Wed | Nov 30, 2022

Putin declares Ukrainian regions part of Russia, defies West

Published:Friday | September 30, 2022 | 9:24 AM
Russian President Vladimir Putin speaks during celebrations marking the incorporation of regions of Ukraine to join Russia, in Red Square in Moscow, Russia, Friday, September 30, 2022. (Gavriil Grigorov, Sputnik, Kremlin Pool Photo via AP)

KYIV, Ukraine (AP) — Russian President Vladimir Putin signed treaties Friday to annex parts of Ukraine in defiance of international law. 

He has vowed to protect the newly incorporated regions by “all available means” in another escalation of his seven-month invasion of the country.

Ukrainian President Volodymyr Zelenskyy responded by saying his country is submitting an “accelerated” application to join the NATO military alliance.

Putin urged Ukraine to sit down for peace talks but immediately insisted he won’t discuss handing back occupied regions — keeping him on a collision course with the Ukrainian government and its Western backers that have rejected his land-grab.

In a Kremlin ceremony at the ornate St. George’s Hall to herald the annexation of the occupied parts of Ukraine, Putin accused the West of fueling the hostilities as part of what he said is a plan to turn Russia into a “colony” and a “crowds of slaves.” The hardening of his position, in the conflict that that has killed and wounded tens of thousands of people, further cranked up tensions, already at levels unseen since the Cold War.

The European Union immediately responded to Putin’s latest step with a joint statement rejecting and condemning “the illegal annexation” of the four regions: Donetsk, Luhansk, Kherson and Zaporizhzhia.

The EU’s 27 member states said they will never recognize the illegal referendums that Russia organized “as a pretext for this further violation of Ukraine’s independence, sovereignty and territorial integrity.”

Ukraine vowed to continue fighting, and Zelenskyy announced the “accelerated” NATO application, although it wasn’t immediately clear what that would mean, since it requires the unanimous support of the alliance’s members.

“De facto, we have already proven compatibility with alliance standards. They are real for Ukraine -- real on the battlefield and in all aspects of our interaction,” Zelenskyy said. “We trust each other, we help each other, and we protect each other. This is the alliance.”

The Kremlin ceremony came three days after the completion in occupied regions of Moscow-orchestrated “referendums” on joining Russia that were dismissed by Kyiv and the West as a bare-faced land grab held at gunpoint and based on lies.

But Putin, in a fiery speech at the ceremony, insisted that Ukraine must treat the Kremlin-managed votes “with respect.”

After the signing ceremony of treaties to join Russia, Moscow-installed leaders of the occupied regions gathered around Putin and they all linked hands, before then joining chants of “Russia!

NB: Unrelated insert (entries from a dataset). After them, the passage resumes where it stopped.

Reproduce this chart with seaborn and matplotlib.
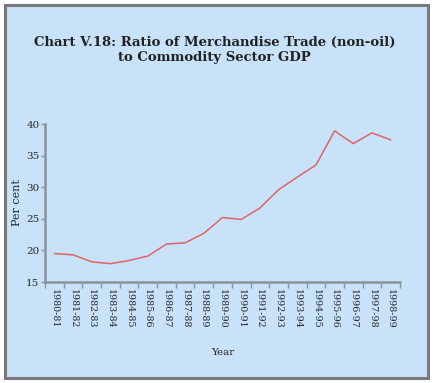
import pandas as pd
import matplotlib
matplotlib.use("Agg")
import matplotlib.pyplot as plt
from matplotlib.patches import Rectangle
import seaborn as sns

# donnees
years = ["1980-81", "1981-82", "1982-83", "1983-84", "1984-85", "1985-86",
         "1986-87", "1987-88", "1988-89", "1989-90", "1990-91", "1991-92",
         "1992-93", "1993-94", "1994-95", "1995-96", "1996-97", "1997-98",
         "1998-99"]
ratio = [19.5, 19.3, 18.2, 17.9, 18.4, 19.1, 21.0, 21.2, 22.7, 25.2, 24.9,
         26.7, 29.6, 31.6, 33.5, 38.9, 36.9, 38.6, 37.5]

df = pd.DataFrame({"Year": years, "Ratio": ratio})

bg = "#c8e2fa"
grey = "#8c9398"

sns.set_style("white")
plt.rcParams["font.family"] = ["DejaVu Serif"]

fig = plt.figure(figsize=(4.34, 3.83), dpi=100)
fig.patch.set_facecolor("white")
fig.patches.append(Rectangle((5 / 434, 5 / 383), 423 / 434, 373 / 383,
                             transform=fig.transFigure, facecolor=bg,
                             edgecolor="#7a7a7a", linewidth=2.2, zorder=-1))

ax = fig.add_axes([45 / 434, 1 - 282 / 383, 355 / 434, 158 / 383])
ax.patch.set_alpha(0)

sns.lineplot(data=df, x="Year", y="Ratio", ax=ax, color="#e06464",
             linewidth=1.1, sort=False)

ax.set_xlim(-0.5, len(years) - 0.5)
ax.set_ylim(15, 40)
ax.set_yticks([15, 20, 25, 30, 35, 40])
ax.set_yticklabels(["15", "20", "25", "30", "35", "40"], fontsize=7.5)

# ticks aux limites des categories, etiquettes au centre
ax.set_xticks([i - 0.5 for i in range(len(years) + 1)])
ax.set_xticklabels([])
ax.set_xticks(range(len(years)), minor=True)
ax.set_xticklabels(years, minor=True, rotation=270, fontsize=6.8)
ax.tick_params(axis="x", which="major", bottom=True, length=4, width=1,
               color=grey)
ax.tick_params(axis="x", which="minor", bottom=True, length=0, pad=5)
ax.tick_params(axis="y", left=True, length=3, width=1, color=grey, pad=1)

for s in ["top", "right"]:
    ax.spines[s].set_visible(False)
for s in ["left", "bottom"]:
    ax.spines[s].set_color(grey)
    ax.spines[s].set_linewidth(1.8)

ax.set_xlabel("Year", fontsize=7.5, labelpad=14)
ax.set_ylabel("Per cent", fontsize=8, labelpad=3)

fig.text(0.495, 1 - 50 / 383,
         "Chart V.18: Ratio of Merchandise Trade (non-oil)\nto Commodity Sector GDP",
         ha="center", va="center", fontsize=9.5, fontweight="bold",
         linespacing=1.25, color="#222222")

fig.savefig("out.png", dpi=100, facecolor=fig.get_facecolor())
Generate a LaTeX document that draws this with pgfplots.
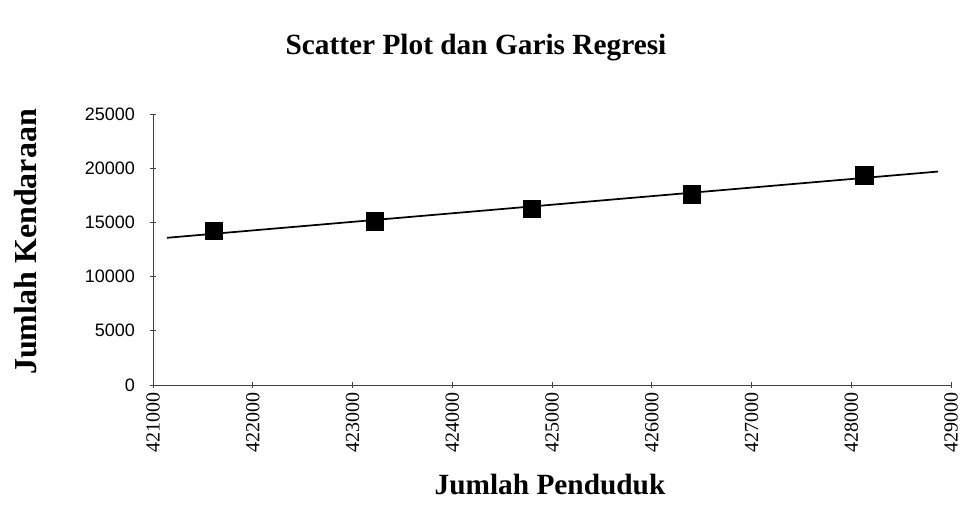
\documentclass[border=0pt]{standalone}
\usepackage{pgfplots}
\pgfplotsset{compat=1.18}
\usepackage{fontspec}
\setmainfont{Liberation Serif}
\newfontfamily\arial{Liberation Sans}
\begin{document}
\begin{tikzpicture}
\path[use as bounding box] (0,0) rectangle (723.75pt,385.5pt);
\begin{axis}[
  at={(114.75pt,96.75pt)}, anchor=south west,
  scale only axis, width=598.5pt, height=203.25pt,
  xmin=421000, xmax=429000, ymin=0, ymax=25000,
  scaled x ticks=false, scaled y ticks=false,
  axis x line=bottom, axis y line=left,
  axis line style={-, black!75, line width=0.5pt},
  xtick={421000,422000,423000,424000,425000,426000,427000,428000,429000},
  xticklabels={421000,422000,423000,424000,425000,426000,427000,428000,429000},
  ytick={0,5000,10000,15000,20000,25000},
  yticklabels={0,5000,10000,15000,20000,25000},
  tick align=center, major tick length=4pt,
  tick style={black!75, line width=0.5pt},
  xticklabel style={font=\fontsize{15}{15}\selectfont, rotate=90, anchor=east},
  yticklabel style={font=\arial\fontsize{13.5}{13.5}\selectfont, anchor=east, xshift=-8pt},
  clip=false,
]
\addplot[black, line width=1.3pt, no marks] coordinates {(421140,13580) (428870,19690)};
\addplot[only marks, mark=square*, mark size=6.5pt, black] coordinates {
(421609,14200) (423220,15100) (424800,16240) (426400,17600) (428130,19350)};
\end{axis}
\node[font=\bfseries\fontsize{22}{22}\selectfont] at (357pt,349.5pt) {Scatter Plot dan Garis Regresi};
\node[font=\bfseries\fontsize{24}{24}\selectfont, rotate=90] at (19.5pt,204pt) {Jumlah Kendaraan};
\node[font=\bfseries\fontsize{22}{22}\selectfont] at (412.5pt,21.75pt) {Jumlah Penduduk};
\end{tikzpicture}
\end{document}
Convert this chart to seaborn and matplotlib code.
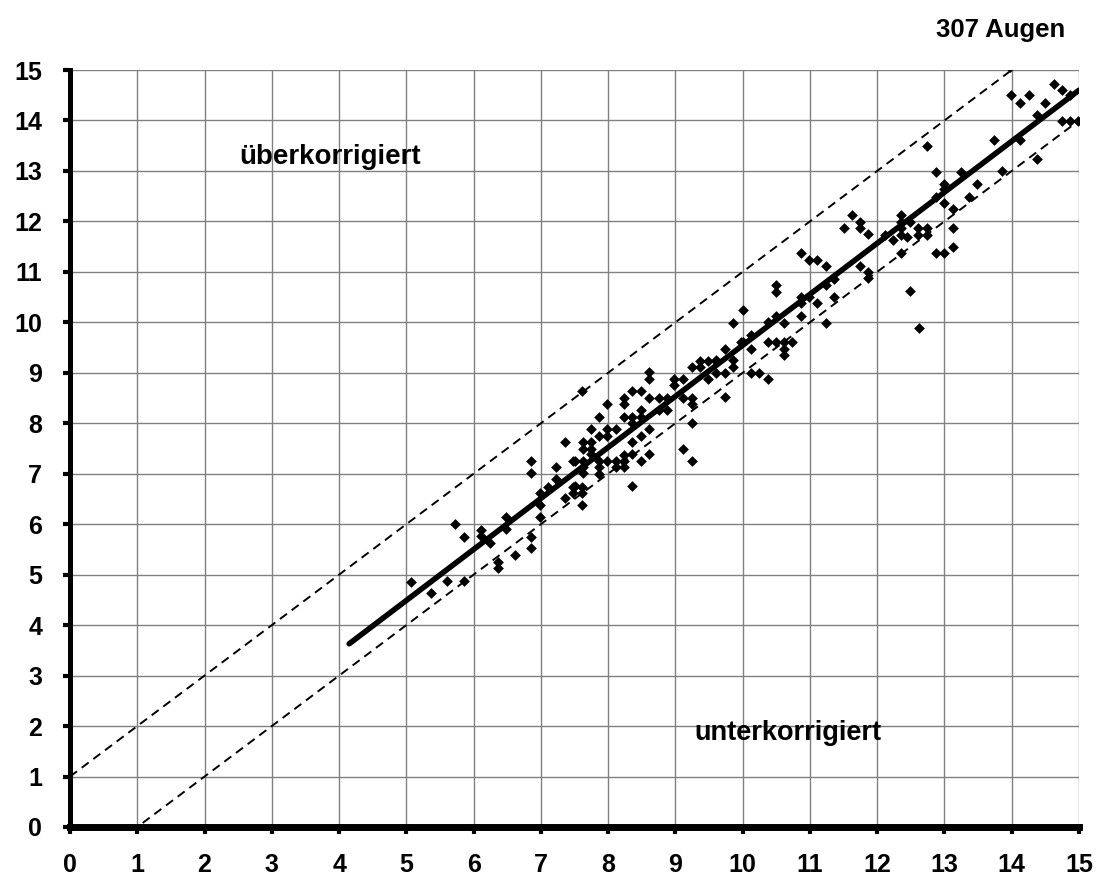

Russia!” with the audience.

Putin also railed at the West, cutting an angry figure as he accused the United States and its allies of seeking to destroy Russia. He said the West acted “as a parasite” and used its financial and technological strength “to rob the entire world.”

He portrayed Russia as being on a historical mission to reclaim its post-Soviet great power status and counter Western domination that he said is collapsing.

“History has called us to a battlefield to fight for our people, for the grand historic Russia, for future generations,” he said.

The separatist Donetsk and Luhansk regions in eastern Ukraine have been backed by Moscow since declaring independence in 2014, weeks after the annexation of Ukraine’s Crimean Peninsula. The southern Kherson region and part of neighboring Zaporizhzhia were captured by Russia soon after Putin sent troops into Ukraine on Feb. 24.

Both houses of the Kremlin-controlled Russian parliament will meet next week to rubber-stamp the treaties for the regions to join Russia, sending them to Putin for his approval.

Putin and his lieutenants have bluntly warned Ukraine against pressing an offensive to reclaim the regions, saying Russia would view it as an act of aggression – threats that Moscow can back up with the world’s largest arsenal of nuclear warheads.

The Kremlin-organized votes in Ukraine were an attempt by Putin to avoid more defeats on the battlefields that could threaten his 22-year rule. By setting Russia’s gains in stone, at least on paper, Putin seemingly hopes to scare Ukraine and its Western backers with the prospect of an increasingly escalatory conflict unless they back down — which they show no signs of doing.